**Source records:**

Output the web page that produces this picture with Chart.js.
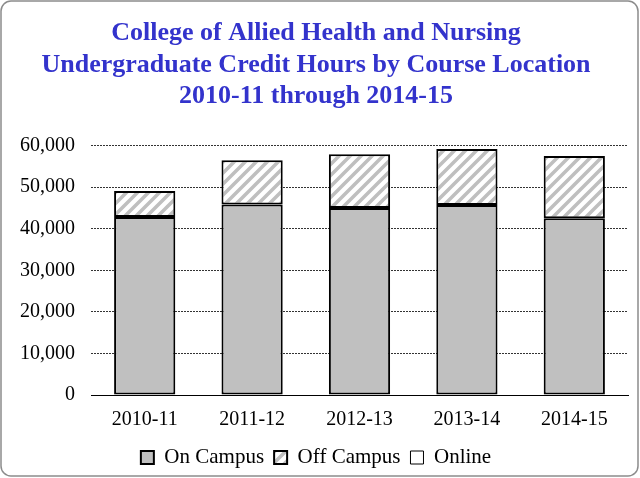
<!DOCTYPE html>
<html>
<head>
<meta charset="utf-8">
<script src="https://cdn.jsdelivr.net/npm/chart.js@4"></script>
<style>
  body { margin: 0; background: #fff; }
  #wrap { width: 640px; height: 478px; }
</style>
</head>
<body>
<div id="wrap"><canvas id="barChart" width="640" height="478"></canvas></div>
<script>
// Chart data
var years = ["2010-11", "2011-12", "2012-13", "2013-14", "2014-15"];
var onCampus = [42800, 45800, 45000, 45700, 42500];
var offCampus = [6300, 10700, 12900, 13500, 15000];
var online = [0, 0, 0, 0, 0];
var titleLines = [
    "College of Allied Health and Nursing",
    "Undergraduate Credit Hours by Course Location",
    "2010-11 through 2014-15"
];

// diagonal hatch for the off campus bars
function makeHatch() {
    var c = document.createElement("canvas");
    c.width = 11;
    c.height = 11;
    var g = c.getContext("2d");
    g.fillStyle = "#fff";
    g.fillRect(0, 0, 11, 11);
    g.strokeStyle = "#bfbfbf";
    g.lineWidth = 3.5;
    g.beginPath();
    g.moveTo(-3, 14); g.lineTo(14, -3);
    g.moveTo(-14, 14); g.lineTo(3, -3);
    g.moveTo(8, 14); g.lineTo(25, -3);
    g.stroke();
    return g.createPattern(c, "repeat");
}

// rounded frame round the whole picture
var framePlugin = {
    id: "frame",
    afterDraw: function (chart) {
        var ctx = chart.ctx;
        ctx.save();
        ctx.strokeStyle = "#8c8c8c";
        ctx.lineWidth = 1.5;
        ctx.beginPath();
        ctx.roundRect(1, 1, 637, 475, 10);
        ctx.stroke();
        ctx.restore();
    }
};

document.addEventListener("DOMContentLoaded", function () {
    var ctx = document.getElementById("barChart").getContext("2d");
    var hatch = makeHatch();

    new Chart(ctx, {
        type: "bar",
        data: {
            labels: years,
            datasets: [
                {
                    label: "On Campus",
                    data: onCampus,
                    backgroundColor: "#c0c0c0",
                    borderColor: "#000",
                    borderWidth: 2,
                    borderSkipped: false,
                    categoryPercentage: 0.57,
                    barPercentage: 1
                },
                {
                    label: "Off Campus",
                    data: offCampus,
                    backgroundColor: hatch,
                    borderColor: "#000",
                    borderWidth: 2,
                    borderSkipped: false,
                    categoryPercentage: 0.57,
                    barPercentage: 1
                },
                {
                    label: "Online",
                    data: online,
                    backgroundColor: "#fff",
                    borderColor: "#000",
                    borderWidth: 1,
                    borderSkipped: false,
                    categoryPercentage: 0.57,
                    barPercentage: 1
                }
            ]
        },
        options: {
            responsive: false,
            animation: false,
            devicePixelRatio: 1,
            layout: { padding: { left: 4, right: 12, top: 4, bottom: 0 } },
            scales: {
                x: {
                    stacked: true,
                    grid: { display: false },
                    border: { color: "#000", width: 1 },
                    ticks: {
                        color: "#000",
                        padding: 5,
                        font: { family: "Liberation Serif", size: 20 }
                    }
                },
                y: {
                    stacked: true,
                    min: 0,
                    max: 60000,
                    border: { display: false, dash: [2, 1] },
                    grid: { color: "#333", lineWidth: 1, drawTicks: false, tickLength: 0 },
                    ticks: {
                        stepSize: 10000,
                        color: "#000",
                        padding: 16,
                        font: { family: "Liberation Serif", size: 20 },
                        callback: function (v) { return v.toLocaleString("en-US"); }
                    }
                }
            },
            plugins: {
                title: {
                    display: true,
                    text: titleLines,
                    color: "#3333cc",
                    padding: { top: 14, bottom: 34 },
                    lineHeight: 1.33,
                    font: { family: "Liberation Serif", size: 26, weight: "bold" }
                },
                legend: {
                    position: "bottom",
                    labels: {
                        color: "#000",
                        boxWidth: 13,
                        boxHeight: 13,
                        padding: 10,
                        font: { family: "Liberation Serif", size: 21 }
                    }
                },
                tooltip: { enabled: false }
            }
        },
        plugins: [framePlugin]
    });
});
</script>
</body>
</html>
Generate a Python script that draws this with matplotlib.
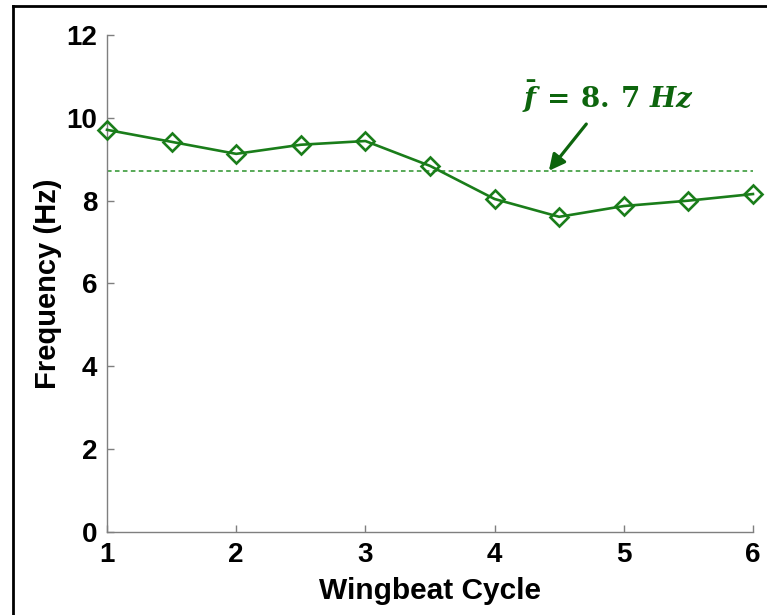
import matplotlib
matplotlib.use("Agg")
import matplotlib.pyplot as plt
from matplotlib.lines import Line2D

# wingbeat cycle vs. frequency
cycle = [1, 1.5, 2, 2.5, 3, 3.5, 4, 4.5, 5, 5.5, 6]
freq = [9.71, 9.42, 9.13, 9.35, 9.44, 8.84, 8.04, 7.61, 7.87, 8.00, 8.16]
mean_freq = 8.72

xticks = [1, 2, 3, 4, 5, 6]
yticks = [0, 2, 4, 6, 8, 10, 12]

plt.rcParams['font.family'] = ['Liberation Sans', 'DejaVu Sans']
plt.rcParams['font.weight'] = 'bold'
plt.rcParams['mathtext.fontset'] = 'custom'
plt.rcParams['mathtext.rm'] = 'DejaVu Serif:bold'
plt.rcParams['mathtext.it'] = 'DejaVu Serif:bold:italic'

line_green = '#1a7d1a'
dash_green = '#2a922a'
text_green = '#0d650d'
axis_gray = '#7f7f7f'

fig = plt.figure(figsize=(7.67, 6.15), dpi=100)
ax = fig.add_axes([0.1395, 0.135, 0.8422, 0.8081])

ax.plot(cycle, freq, color=line_green, lw=1.9, marker='D', ms=9,
        mfc='none', mec=line_green, mew=1.9, clip_on=False, zorder=3)
ax.axhline(mean_freq, color=dash_green, lw=1.1, ls=(0, (3, 2.2)), zorder=2)

ax.set_xlim(1, 6)
ax.set_ylim(0, 12)
ax.set_xticks(xticks)
ax.set_yticks(yticks)
ax.tick_params(direction='in', length=5, width=1, color=axis_gray,
               labelsize=20, pad=7)
for lab in ax.get_xticklabels() + ax.get_yticklabels():
    lab.set_fontweight('bold')
for s in ['top', 'right']:
    ax.spines[s].set_visible(False)
for s in ['left', 'bottom']:
    ax.spines[s].set_color(axis_gray)
    ax.spines[s].set_linewidth(1)

ax.set_xlabel('Wingbeat Cycle', fontsize=21.5, fontweight='bold', labelpad=7)
ax.set_ylabel('Frequency (Hz)', fontsize=21, fontweight='bold', labelpad=3)

# mean annotation
ax.text(4.88, 10.5, r'$\bar{f}\,=\,8.\,7\ Hz$', color=text_green,
        fontsize=20, ha='center', va='center')
ax.annotate('', xy=(4.42, mean_freq), xytext=(4.71, 9.85),
            arrowprops=dict(arrowstyle='-|>', color=text_green, lw=2.3,
                            mutation_scale=24, shrinkA=0, shrinkB=0))

# frame around the figure (top and left edges visible)
fig.add_artist(Line2D([13 / 767, 13 / 767], [0, 1 - 6 / 615], color='black',
                      lw=2, transform=fig.transFigure))
fig.add_artist(Line2D([13 / 767, 1], [1 - 6 / 615, 1 - 6 / 615], color='black',
                      lw=2, transform=fig.transFigure))

fig.savefig('out.png', dpi=100)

**Required work:** Above are the records. Copy only the lines from the one with "Generate a Python" through the one with "yticks = [0, 2, 4, 6, 8, 10, 12]", exactly, with no pictures.

**Solution for this problem:**
Generate a Python script that draws this with matplotlib.
import matplotlib
matplotlib.use("Agg")
import matplotlib.pyplot as plt
from matplotlib.lines import Line2D

# wingbeat cycle vs. frequency
cycle = [1, 1.5, 2, 2.5, 3, 3.5, 4, 4.5, 5, 5.5, 6]
freq = [9.71, 9.42, 9.13, 9.35, 9.44, 8.84, 8.04, 7.61, 7.87, 8.00, 8.16]
mean_freq = 8.72

xticks = [1, 2, 3, 4, 5, 6]
yticks = [0, 2, 4, 6, 8, 10, 12]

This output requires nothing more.